Cahiliye Arapları hemen hemen her konuyu, kurban kesmek için bir vesile olarak görüyorlardı. Bu geleneklerin bazılarının uygulanmasına Hz. Peygamberin müsaade etmesi üzerine, İslami dönemde de devam edildi. Ancak Kur’an’a göre kurban kesmek, bambaşka bir içerik kazandı. Kur’an, kurbanın bir Allah’a yaklaşma biçimi olduğunu kabul eder ama önceki uygulamalardan farkını da çok net biçimde ortaya koyar: “(Kestiğiniz kurbanların) etleri ve kanları bana ulaşmaz, fakat sizin takvanız (yaptığınız gösterişten uzak amel ve ibadetleriniz) ulaşır”(Hac/37). Ayette açıkça görüldüğü gibi kurbanı yüksek bilinç ve duyarlılıkla yerine getirilecek bir ibadet olarak idrak etmemizi ister.
Bir canlının hayatına son verilmesinin ibadet olmasının künhüne sıradan bir bilinçle varılamaz.
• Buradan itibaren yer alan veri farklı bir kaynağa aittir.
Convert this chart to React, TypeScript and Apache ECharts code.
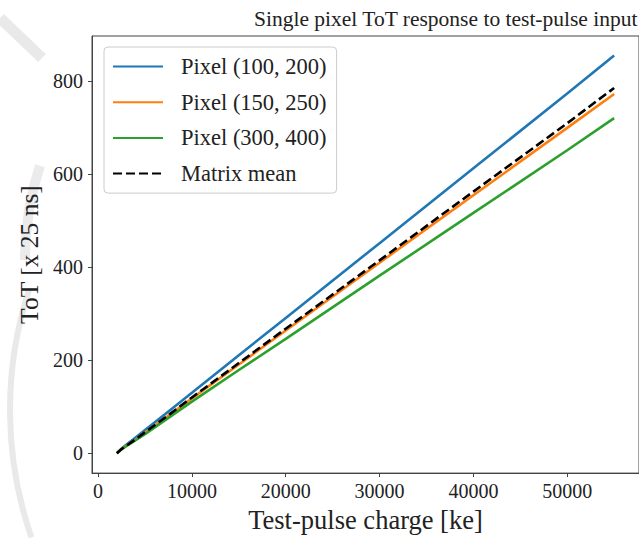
import React, { useEffect, useRef } from "react";
import * as echarts from "echarts";

// Test-pulse charge [ke]
const charges = [2000, 2500, 3000, 4000, 5000, 7500, 10000, 15000, 20000, 30000, 40000, 50000, 55000];
// ToT [x 25 ns]
const pixel100_200 = [0, 10, 18, 34, 50, 90, 130, 211, 291, 452, 613, 774, 856];
const pixel150_250 = [0, 9, 16, 29, 44, 81, 118, 191, 264, 410, 555, 700, 773];
const pixel300_400 = [0, 8, 15, 28, 41, 76, 111, 179, 246, 382, 517, 652, 721];
const matrixMean = [0, 9, 16, 30, 45, 82, 120, 194, 268, 415, 563, 710, 786];

const seriesNames = ["Pixel (100, 200)", "Pixel (150, 250)", "Pixel (300, 400)", "Matrix mean"];
const xTicks = [0, 10000, 20000, 30000, 40000, 50000];
const yTicks = [0, 200, 400, 600, 800];

const FONT = "'Liberation Serif', 'DejaVu Serif', serif";

export default function App() {
  const ref = useRef<HTMLDivElement>(null);
  useEffect(() => {
    if (!ref.current) return;
    const chart = echarts.init(ref.current, undefined, { renderer: "svg" });
    const pairs = (ys: number[]) => charges.map((x, i) => [x, ys[i]]);
    const mk = (name: string, ys: number[], color: string, dashed = false) => ({
      name,
      type: "line",
      data: pairs(ys),
      symbol: "none",
      showSymbol: false,
      lineStyle: { color, width: 2.6, type: dashed ? [9, 4] : "solid" },
      itemStyle: { color, opacity: 0 },
      z: dashed ? 5 : 3,
    });
    chart.setOption({
      animation: false,
      backgroundColor: "#ffffff",
      title: {
        text: "Single pixel ToT response to test-pulse input",
        left: 249,
        top: 3,
        textStyle: { fontFamily: FONT, fontSize: 21.5, fontWeight: "normal", color: "#222" },
      },
      graphic: [
        {
          type: "arc",
          shape: { cx: 400, cy: 410, r: 390, startAngle: Math.PI * 0.894, endAngle: Math.PI * 1.1 },
          style: { stroke: "#e9e9e9", lineWidth: 6, fill: "none" },
          z: -10,
        },
        {
          type: "arc",
          shape: { cx: 330, cy: 260, r: 305, startAngle: Math.PI * 1.0, endAngle: Math.PI * 1.1 },
          style: { stroke: "#ebebeb", lineWidth: 10, fill: "none" },
          z: -10,
        },
        {
          type: "line",
          shape: { x1: 0, y1: 18, x2: 42, y2: 58 },
          style: { stroke: "#e9e9e9", lineWidth: 11 },
          z: -10,
        },
      ],
      legend: {
        orient: "vertical",
        left: 104,
        top: 47,
        padding: [8, 10, 8, 8],
        itemGap: 12.7,
        itemWidth: 50,
        itemHeight: 14,
        backgroundColor: "rgba(255,255,255,0.85)",
        borderColor: "#cccccc",
        borderWidth: 1,
        borderRadius: 4,
        data: seriesNames,
        itemStyle: { opacity: 0 },
        textStyle: { fontFamily: FONT, fontSize: 22.5, color: "#222", lineHeight: 21, padding: [0, 0, 0, 13] },
      },
      grid: {
        left: 92,
        top: 36,
        right: -12,
        bottom: 63,
        show: true,
        borderColor: "#444",
        borderWidth: 1,
        backgroundColor: "transparent",
      },
      xAxis: {
        type: "value",
        min: -650,
        max: 57650,
        name: "Test-pulse charge [ke]",
        nameLocation: "middle",
        nameGap: 31,
        nameTextStyle: { fontFamily: FONT, fontSize: 26.5, color: "#222" },
        axisLine: { show: true, onZero: false, lineStyle: { color: "#444", width: 1 } },
        axisTick: { show: true, length: 4, inside: false, customValues: xTicks, lineStyle: { color: "#444" } },
        axisLabel: {
          customValues: xTicks,
          formatter: (v: number) => String(v),
          fontFamily: FONT,
          fontSize: 20,
          color: "#222",
          margin: 8,
        },
        splitLine: { show: false },
      },
      yAxis: {
        type: "value",
        min: -42.75,
        max: 897.75,
        name: "ToT [x 25 ns]",
        nameLocation: "middle",
        nameGap: 46,
        nameTextStyle: { fontFamily: FONT, fontSize: 25.5, color: "#222" },
        axisLine: { show: true, onZero: false, lineStyle: { color: "#444", width: 1 } },
        axisTick: { show: true, length: 4, inside: false, customValues: yTicks, lineStyle: { color: "#444" } },
        axisLabel: {
          customValues: yTicks,
          formatter: (v: number) => String(v),
          fontFamily: FONT,
          fontSize: 20,
          color: "#222",
          margin: 9,
        },
        splitLine: { show: false },
      },
      series: [
        mk(seriesNames[0], pixel100_200, "#1f77b4"),
        mk(seriesNames[1], pixel150_250, "#ff7f0e"),
        mk(seriesNames[2], pixel300_400, "#2ca02c"),
        mk(seriesNames[3], matrixMean, "#000000", true),
      ],
    });
    return () => chart.dispose();
  }, []);
  return (
    <div
      ref={ref}
      style={{ position: "fixed", left: 0, top: 0, width: 639, height: 538, background: "#fff" }}
    />
  );
}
Kurban ibadeti ne öfke ve nefret ne de onlara benzer şiddet davranışına yol açan olumsuz hislerimizin ikamesi içindir. Böyle düşünülmesi ve söylenmesi bir ibadeti bırakın açıklamayı, onun ruhunun asla anlaşılmadığının delilidir. Kurban ibadeti, taş kalple değil ancak mahzunlukla yerine getirilebilir. Kurbana acı vermek değil, şefkat ve merhamet hisleri baskın olmadıkça ifa edilenin ibadet olduğundan söz edilemez.
Kurban ibadetinin mal ile yapılan bir ibadet olması, kurban kes(e)meyenlerin süreçten nasiplenmedikleri manasına gelmez. Bunun için kurbanın Hac ile birlikte düşünülmesi gerekir. Hac ve kurban, birbirlerinin tamamlayıcısı, olmazsa olmazıdırlar. Hac ve kurban, dünyanın da hayatın da geçici olduğunu, bunu anlamak için merkeze yönelmek gerektiğini gösterir. İmkânı olup yapanlar sayesinde uygulamaya geçen bu anlam, Kabe’den, merkezden tüm coğrafyalara dalga dalga yayılır. Bu dalgalardan pay alanlardan olmamızı dileyerek bayramınızı kutluyorum.